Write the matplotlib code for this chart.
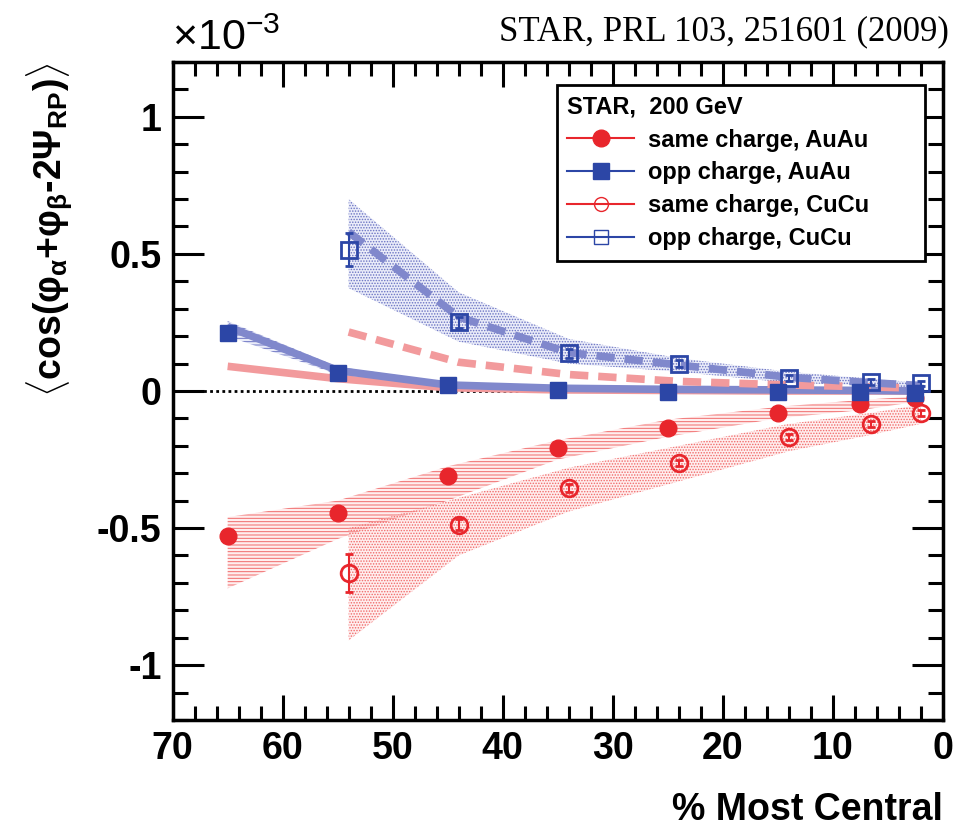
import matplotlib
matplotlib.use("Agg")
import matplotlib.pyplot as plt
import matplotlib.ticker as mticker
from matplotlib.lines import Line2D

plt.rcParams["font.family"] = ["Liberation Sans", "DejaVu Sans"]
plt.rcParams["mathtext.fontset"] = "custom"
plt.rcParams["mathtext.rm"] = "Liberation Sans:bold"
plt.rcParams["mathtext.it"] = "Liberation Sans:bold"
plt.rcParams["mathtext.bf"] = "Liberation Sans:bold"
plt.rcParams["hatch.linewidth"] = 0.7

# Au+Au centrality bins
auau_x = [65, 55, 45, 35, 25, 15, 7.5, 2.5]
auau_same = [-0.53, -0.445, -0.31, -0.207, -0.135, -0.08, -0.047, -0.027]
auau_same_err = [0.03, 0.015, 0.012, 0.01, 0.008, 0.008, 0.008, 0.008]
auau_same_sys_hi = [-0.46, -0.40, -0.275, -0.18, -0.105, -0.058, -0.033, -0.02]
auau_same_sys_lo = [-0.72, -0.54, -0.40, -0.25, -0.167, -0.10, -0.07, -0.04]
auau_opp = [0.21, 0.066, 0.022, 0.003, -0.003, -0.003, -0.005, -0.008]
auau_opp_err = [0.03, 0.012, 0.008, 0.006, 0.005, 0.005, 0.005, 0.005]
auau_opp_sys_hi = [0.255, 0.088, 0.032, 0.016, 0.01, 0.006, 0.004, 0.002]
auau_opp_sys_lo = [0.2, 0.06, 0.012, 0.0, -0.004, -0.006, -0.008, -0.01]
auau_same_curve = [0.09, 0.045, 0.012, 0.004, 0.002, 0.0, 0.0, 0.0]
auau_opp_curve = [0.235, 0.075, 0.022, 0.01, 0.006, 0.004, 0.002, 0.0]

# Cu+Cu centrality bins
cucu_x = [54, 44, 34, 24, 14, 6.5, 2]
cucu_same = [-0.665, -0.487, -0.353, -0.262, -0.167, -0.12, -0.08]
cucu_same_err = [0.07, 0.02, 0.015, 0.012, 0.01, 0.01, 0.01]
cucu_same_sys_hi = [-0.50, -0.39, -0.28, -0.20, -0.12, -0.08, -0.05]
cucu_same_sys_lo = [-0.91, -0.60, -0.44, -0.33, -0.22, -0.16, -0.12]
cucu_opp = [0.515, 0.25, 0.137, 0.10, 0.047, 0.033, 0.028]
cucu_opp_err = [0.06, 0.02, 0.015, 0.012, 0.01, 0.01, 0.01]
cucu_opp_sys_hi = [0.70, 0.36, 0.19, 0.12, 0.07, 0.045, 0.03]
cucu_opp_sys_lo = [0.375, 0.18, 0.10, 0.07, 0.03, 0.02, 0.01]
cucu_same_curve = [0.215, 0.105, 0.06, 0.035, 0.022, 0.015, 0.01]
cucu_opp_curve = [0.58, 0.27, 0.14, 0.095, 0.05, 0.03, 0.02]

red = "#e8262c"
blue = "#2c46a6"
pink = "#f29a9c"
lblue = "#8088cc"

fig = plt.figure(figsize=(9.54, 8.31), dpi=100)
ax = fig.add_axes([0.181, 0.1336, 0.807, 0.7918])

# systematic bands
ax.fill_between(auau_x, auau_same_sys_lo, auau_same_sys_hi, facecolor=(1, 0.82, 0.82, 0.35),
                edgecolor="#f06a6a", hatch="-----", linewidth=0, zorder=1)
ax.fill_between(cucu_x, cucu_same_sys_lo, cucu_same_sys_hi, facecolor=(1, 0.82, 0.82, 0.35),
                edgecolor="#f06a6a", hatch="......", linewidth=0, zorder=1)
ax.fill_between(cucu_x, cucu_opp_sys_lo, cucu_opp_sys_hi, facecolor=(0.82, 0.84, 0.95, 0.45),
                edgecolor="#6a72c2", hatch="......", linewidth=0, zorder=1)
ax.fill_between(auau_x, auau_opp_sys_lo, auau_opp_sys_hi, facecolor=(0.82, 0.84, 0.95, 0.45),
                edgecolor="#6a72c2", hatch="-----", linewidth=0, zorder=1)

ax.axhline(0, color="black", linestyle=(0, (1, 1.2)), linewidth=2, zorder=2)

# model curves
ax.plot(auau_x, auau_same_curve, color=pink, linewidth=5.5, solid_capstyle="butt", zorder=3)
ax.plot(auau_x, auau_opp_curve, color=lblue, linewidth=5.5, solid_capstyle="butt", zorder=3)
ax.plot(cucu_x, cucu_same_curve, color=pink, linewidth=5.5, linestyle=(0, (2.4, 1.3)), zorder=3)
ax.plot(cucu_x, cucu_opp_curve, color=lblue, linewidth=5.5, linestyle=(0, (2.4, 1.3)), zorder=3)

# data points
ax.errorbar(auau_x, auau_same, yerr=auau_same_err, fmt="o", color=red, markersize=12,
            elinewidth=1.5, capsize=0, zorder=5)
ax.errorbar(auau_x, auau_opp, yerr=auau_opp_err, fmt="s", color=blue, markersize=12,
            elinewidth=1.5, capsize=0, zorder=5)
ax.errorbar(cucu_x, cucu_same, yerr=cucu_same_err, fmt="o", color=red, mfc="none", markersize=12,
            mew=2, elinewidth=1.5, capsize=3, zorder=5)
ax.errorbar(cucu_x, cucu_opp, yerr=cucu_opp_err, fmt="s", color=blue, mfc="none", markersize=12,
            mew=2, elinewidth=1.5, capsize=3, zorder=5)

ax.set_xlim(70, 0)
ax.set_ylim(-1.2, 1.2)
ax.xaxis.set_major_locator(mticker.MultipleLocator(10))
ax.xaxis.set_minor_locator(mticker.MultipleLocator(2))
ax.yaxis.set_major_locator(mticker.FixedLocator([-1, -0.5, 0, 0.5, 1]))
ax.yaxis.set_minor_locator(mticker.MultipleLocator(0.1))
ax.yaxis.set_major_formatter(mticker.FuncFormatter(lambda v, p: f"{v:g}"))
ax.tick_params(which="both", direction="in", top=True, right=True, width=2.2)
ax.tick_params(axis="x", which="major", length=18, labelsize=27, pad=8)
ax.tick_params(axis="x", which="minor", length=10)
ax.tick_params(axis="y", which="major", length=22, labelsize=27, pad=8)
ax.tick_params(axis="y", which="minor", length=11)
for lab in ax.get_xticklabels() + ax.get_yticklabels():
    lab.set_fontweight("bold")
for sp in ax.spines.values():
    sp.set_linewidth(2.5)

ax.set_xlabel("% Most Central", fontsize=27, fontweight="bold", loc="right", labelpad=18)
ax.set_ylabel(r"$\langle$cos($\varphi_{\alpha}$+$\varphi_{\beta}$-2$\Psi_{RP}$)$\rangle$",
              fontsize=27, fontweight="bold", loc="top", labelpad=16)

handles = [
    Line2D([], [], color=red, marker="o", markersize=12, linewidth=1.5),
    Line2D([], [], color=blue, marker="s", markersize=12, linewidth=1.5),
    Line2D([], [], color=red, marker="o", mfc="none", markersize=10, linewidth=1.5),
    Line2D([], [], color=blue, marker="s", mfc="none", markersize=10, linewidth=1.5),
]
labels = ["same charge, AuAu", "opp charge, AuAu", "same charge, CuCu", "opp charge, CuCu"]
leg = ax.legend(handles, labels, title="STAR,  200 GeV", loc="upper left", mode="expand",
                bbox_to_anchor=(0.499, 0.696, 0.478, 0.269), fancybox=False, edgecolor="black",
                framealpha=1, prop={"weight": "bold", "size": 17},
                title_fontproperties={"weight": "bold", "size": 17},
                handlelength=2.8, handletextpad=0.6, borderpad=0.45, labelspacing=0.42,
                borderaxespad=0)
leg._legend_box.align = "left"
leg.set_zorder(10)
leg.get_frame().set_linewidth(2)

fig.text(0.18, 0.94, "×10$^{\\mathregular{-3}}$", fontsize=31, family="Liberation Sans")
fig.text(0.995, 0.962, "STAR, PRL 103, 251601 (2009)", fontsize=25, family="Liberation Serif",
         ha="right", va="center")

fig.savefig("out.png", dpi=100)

□ □ □ □

» **Description of the task**:
From the first line of the listing above, repeat every line through the one holding "from matplotlib.lines import Line2D". Both ends count, and pictures stay out.

» **Solution to the problem**:
Write the matplotlib code for this chart.
import matplotlib
matplotlib.use("Agg")
import matplotlib.pyplot as plt
import matplotlib.ticker as mticker
from matplotlib.lines import Line2D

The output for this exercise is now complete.